** begin **
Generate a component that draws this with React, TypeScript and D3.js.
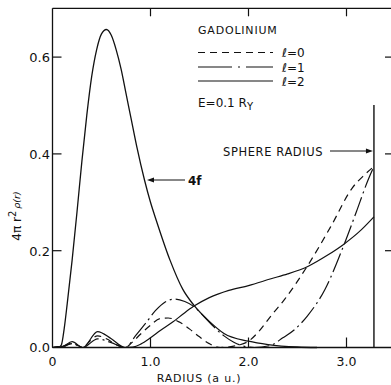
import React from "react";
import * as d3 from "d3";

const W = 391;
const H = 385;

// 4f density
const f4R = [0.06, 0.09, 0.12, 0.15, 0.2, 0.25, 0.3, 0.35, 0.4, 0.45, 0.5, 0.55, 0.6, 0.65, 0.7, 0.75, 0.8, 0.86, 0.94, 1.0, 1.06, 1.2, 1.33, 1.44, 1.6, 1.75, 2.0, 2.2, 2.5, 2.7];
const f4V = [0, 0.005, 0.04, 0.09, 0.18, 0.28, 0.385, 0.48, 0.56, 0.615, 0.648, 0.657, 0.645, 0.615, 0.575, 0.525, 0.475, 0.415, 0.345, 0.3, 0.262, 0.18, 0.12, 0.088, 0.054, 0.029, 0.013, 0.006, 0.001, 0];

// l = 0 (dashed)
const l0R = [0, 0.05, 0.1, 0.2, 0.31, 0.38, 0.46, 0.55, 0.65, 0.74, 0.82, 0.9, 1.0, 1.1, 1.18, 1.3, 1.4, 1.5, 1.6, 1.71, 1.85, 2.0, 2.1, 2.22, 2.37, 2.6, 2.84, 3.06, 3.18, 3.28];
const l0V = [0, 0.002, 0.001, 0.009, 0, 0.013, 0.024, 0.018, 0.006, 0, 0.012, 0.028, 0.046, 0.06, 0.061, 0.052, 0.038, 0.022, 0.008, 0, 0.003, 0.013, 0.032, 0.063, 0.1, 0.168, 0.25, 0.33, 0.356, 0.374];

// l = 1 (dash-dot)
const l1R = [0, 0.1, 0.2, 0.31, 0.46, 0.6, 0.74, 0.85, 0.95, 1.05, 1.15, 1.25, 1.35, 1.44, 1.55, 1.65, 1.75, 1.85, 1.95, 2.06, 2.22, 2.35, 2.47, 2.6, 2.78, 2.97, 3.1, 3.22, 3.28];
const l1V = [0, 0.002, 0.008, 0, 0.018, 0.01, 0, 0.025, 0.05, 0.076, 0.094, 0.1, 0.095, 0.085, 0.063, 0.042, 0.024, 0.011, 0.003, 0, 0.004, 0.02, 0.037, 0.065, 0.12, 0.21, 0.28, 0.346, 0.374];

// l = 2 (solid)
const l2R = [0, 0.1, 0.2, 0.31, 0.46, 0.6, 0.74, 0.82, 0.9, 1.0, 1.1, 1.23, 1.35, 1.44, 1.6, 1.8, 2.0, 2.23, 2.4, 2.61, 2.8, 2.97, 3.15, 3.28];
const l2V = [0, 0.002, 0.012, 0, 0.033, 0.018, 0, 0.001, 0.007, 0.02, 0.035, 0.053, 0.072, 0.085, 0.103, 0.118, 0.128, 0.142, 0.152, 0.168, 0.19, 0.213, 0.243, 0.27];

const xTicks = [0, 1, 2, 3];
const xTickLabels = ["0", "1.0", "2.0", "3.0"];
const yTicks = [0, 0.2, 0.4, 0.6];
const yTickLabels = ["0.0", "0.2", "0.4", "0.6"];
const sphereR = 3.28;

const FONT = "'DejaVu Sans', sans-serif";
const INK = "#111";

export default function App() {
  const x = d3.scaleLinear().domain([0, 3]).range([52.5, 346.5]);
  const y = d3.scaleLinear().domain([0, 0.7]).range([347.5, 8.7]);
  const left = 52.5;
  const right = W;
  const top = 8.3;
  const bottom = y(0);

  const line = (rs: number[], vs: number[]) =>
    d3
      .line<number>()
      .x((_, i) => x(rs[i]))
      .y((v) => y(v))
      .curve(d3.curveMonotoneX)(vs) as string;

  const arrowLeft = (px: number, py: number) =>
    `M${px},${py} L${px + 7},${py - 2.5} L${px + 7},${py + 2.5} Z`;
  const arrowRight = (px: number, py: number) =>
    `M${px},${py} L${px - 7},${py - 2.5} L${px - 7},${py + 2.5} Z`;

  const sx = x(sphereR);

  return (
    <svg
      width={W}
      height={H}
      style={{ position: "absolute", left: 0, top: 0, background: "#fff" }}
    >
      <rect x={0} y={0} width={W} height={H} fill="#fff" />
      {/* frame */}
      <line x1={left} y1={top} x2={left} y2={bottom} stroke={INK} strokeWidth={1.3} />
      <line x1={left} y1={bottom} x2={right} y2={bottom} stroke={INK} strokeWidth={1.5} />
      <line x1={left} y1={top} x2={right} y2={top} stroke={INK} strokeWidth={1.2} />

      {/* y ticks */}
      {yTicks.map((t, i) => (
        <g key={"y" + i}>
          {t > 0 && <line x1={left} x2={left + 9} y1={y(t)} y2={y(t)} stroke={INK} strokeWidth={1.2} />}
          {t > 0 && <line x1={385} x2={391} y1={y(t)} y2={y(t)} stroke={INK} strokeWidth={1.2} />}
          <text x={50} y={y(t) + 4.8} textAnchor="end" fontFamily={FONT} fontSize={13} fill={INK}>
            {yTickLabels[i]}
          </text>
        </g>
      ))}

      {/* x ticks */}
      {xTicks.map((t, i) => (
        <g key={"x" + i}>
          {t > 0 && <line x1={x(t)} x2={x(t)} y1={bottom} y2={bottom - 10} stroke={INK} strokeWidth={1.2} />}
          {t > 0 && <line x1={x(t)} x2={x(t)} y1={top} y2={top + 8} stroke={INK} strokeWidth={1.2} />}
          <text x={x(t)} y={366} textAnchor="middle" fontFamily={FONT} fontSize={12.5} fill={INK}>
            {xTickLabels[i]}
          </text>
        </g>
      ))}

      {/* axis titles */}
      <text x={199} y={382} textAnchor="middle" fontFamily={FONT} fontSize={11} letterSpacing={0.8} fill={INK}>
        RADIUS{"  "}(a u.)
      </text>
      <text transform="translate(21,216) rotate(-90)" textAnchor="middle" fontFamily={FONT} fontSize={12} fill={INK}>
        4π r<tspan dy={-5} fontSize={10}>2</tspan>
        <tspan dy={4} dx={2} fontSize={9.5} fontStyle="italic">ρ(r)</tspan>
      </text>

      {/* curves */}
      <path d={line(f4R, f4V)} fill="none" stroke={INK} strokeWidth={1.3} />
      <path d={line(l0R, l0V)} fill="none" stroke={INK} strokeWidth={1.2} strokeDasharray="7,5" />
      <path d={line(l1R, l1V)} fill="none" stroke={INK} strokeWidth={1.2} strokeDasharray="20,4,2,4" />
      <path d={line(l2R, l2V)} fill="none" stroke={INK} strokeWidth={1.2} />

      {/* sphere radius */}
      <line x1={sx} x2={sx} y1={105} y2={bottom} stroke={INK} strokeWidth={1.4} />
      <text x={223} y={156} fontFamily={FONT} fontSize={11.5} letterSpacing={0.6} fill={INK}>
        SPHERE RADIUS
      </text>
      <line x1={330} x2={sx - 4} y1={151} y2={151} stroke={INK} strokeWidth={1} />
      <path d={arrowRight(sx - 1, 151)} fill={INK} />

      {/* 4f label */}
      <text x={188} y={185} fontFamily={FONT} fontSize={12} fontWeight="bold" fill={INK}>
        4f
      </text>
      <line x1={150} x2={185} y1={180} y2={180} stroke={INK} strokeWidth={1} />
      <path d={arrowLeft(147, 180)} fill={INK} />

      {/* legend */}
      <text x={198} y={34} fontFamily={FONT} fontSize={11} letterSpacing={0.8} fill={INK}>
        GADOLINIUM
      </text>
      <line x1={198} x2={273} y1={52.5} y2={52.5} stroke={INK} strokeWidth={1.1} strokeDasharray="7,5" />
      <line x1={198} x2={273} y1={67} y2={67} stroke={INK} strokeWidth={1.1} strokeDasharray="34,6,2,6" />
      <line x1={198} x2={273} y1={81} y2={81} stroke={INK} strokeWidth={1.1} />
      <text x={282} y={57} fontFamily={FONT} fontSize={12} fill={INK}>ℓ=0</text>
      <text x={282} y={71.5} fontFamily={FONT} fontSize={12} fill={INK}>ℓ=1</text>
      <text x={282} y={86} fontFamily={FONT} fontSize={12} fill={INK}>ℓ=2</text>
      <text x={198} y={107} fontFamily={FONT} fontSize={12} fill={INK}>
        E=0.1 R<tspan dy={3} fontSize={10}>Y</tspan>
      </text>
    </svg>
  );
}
** end **
Exercise instructions:
Leave out any pictures and return exactly the lines from the beginning of the data through the line with "const sphereR = 3.28;", inclusive.

Expected answer:
Generate a component that draws this with React, TypeScript and D3.js.
import React from "react";
import * as d3 from "d3";

const W = 391;
const H = 385;

// 4f density
const f4R = [0.06, 0.09, 0.12, 0.15, 0.2, 0.25, 0.3, 0.35, 0.4, 0.45, 0.5, 0.55, 0.6, 0.65, 0.7, 0.75, 0.8, 0.86, 0.94, 1.0, 1.06, 1.2, 1.33, 1.44, 1.6, 1.75, 2.0, 2.2, 2.5, 2.7];
const f4V = [0, 0.005, 0.04, 0.09, 0.18, 0.28, 0.385, 0.48, 0.56, 0.615, 0.648, 0.657, 0.645, 0.615, 0.575, 0.525, 0.475, 0.415, 0.345, 0.3, 0.262, 0.18, 0.12, 0.088, 0.054, 0.029, 0.013, 0.006, 0.001, 0];

// l = 0 (dashed)
const l0R = [0, 0.05, 0.1, 0.2, 0.31, 0.38, 0.46, 0.55, 0.65, 0.74, 0.82, 0.9, 1.0, 1.1, 1.18, 1.3, 1.4, 1.5, 1.6, 1.71, 1.85, 2.0, 2.1, 2.22, 2.37, 2.6, 2.84, 3.06, 3.18, 3.28];
const l0V = [0, 0.002, 0.001, 0.009, 0, 0.013, 0.024, 0.018, 0.006, 0, 0.012, 0.028, 0.046, 0.06, 0.061, 0.052, 0.038, 0.022, 0.008, 0, 0.003, 0.013, 0.032, 0.063, 0.1, 0.168, 0.25, 0.33, 0.356, 0.374];

// l = 1 (dash-dot)
const l1R = [0, 0.1, 0.2, 0.31, 0.46, 0.6, 0.74, 0.85, 0.95, 1.05, 1.15, 1.25, 1.35, 1.44, 1.55, 1.65, 1.75, 1.85, 1.95, 2.06, 2.22, 2.35, 2.47, 2.6, 2.78, 2.97, 3.1, 3.22, 3.28];
const l1V = [0, 0.002, 0.008, 0, 0.018, 0.01, 0, 0.025, 0.05, 0.076, 0.094, 0.1, 0.095, 0.085, 0.063, 0.042, 0.024, 0.011, 0.003, 0, 0.004, 0.02, 0.037, 0.065, 0.12, 0.21, 0.28, 0.346, 0.374];

// l = 2 (solid)
const l2R = [0, 0.1, 0.2, 0.31, 0.46, 0.6, 0.74, 0.82, 0.9, 1.0, 1.1, 1.23, 1.35, 1.44, 1.6, 1.8, 2.0, 2.23, 2.4, 2.61, 2.8, 2.97, 3.15, 3.28];
const l2V = [0, 0.002, 0.012, 0, 0.033, 0.018, 0, 0.001, 0.007, 0.02, 0.035, 0.053, 0.072, 0.085, 0.103, 0.118, 0.128, 0.142, 0.152, 0.168, 0.19, 0.213, 0.243, 0.27];

const xTicks = [0, 1, 2, 3];
const xTickLabels = ["0", "1.0", "2.0", "3.0"];
const yTicks = [0, 0.2, 0.4, 0.6];
const yTickLabels = ["0.0", "0.2", "0.4", "0.6"];
const sphereR = 3.28;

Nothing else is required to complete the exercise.